Die Frau im roten Kleid, die Kinder – ja sicher, sie sind nur Phantasien. Und all die Stimmen, flüsternd, hauchend, schreiend, drängend – nur in Lenzens Kopf, bestimmt. Aber: Sind nicht die Hirngespinste auf ihre Art erschreckend wirklich, wahr, präsent? Hören wir nicht auch schon jene wirren Stimmen lauter als das Gerede des dicken Pfarrers, Lenzens Freund (der so herrlich handfest ist und glaubt, mit einem brüderlichen Kuß ließen sich alle Geister vertreiben)?

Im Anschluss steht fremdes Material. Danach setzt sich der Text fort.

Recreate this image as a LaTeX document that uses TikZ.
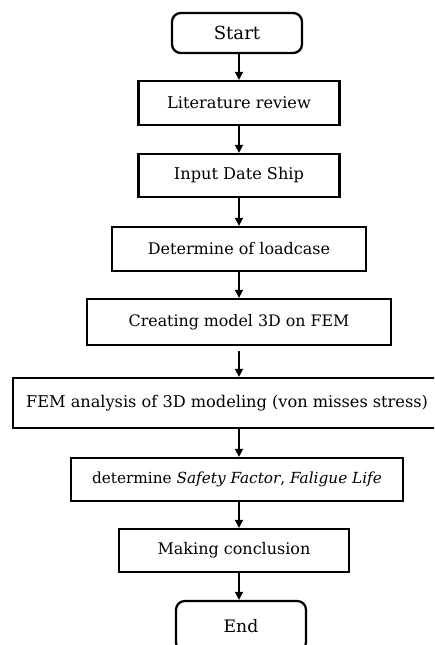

Es ist Weihnachten. Vielmehr: es scheint nur Weihnachten zu sein, denn als die vielen warmen Lichtlein verlöschen, stehen nackte, kahle Baumgerippe in einer fremd gewordenen Welt („freue dich, o Christenheit“, singen die Stimmen). Die Kulisse verbirgt nicht mehr das Gestänge am Bühnenrand, die Wirklichkeit ist Lug und Trug. Nein, irgendwie geraten die Verhältnisse durcheinander. Die Musik, sie bläst dem Lenz die Flausen ja erst ein! Ein Walzer tönt, schon fangen alle an zu tanzen. Das klingt wie Berg, wie Bach, da wechselt schnell die Stimmung. Volkstümliches hat sich in der Musik abgelagert, abgedroschene Phrasen, die sich überlagern, eine apokalyptische Woge braust heran, dumpfe Schläge hämmern sich ins Hirn. Was ist das Ich, scheint die Musik zu fragen, wenn nicht die Stimmen, die in ihm kreisen und reden?

Freilich ist der mittlerweile zwanzig Jahre alte „Jakob Lenz“ auch in der Koproduktion des Hebbel Theaters mit der Oper Lyon bunt, eindrucksvoll, verdreht (Regie: Sabrina Hölzer). Da spiegelt nicht die Musik die wirre Seele des Lenz, da spiegelt sich im Lenz die Musik. Dazu wird das Ganze noch einmal visualisiert: durch die Dirigentin Claire Gibault, die mitten auf der Bühne steht und wieder die Musik erst hervorzubringen scheint, die spinnwebfeine Töne aus dem Cembalo zieht und dicke Klangsplitter auf die Bühne schleudert.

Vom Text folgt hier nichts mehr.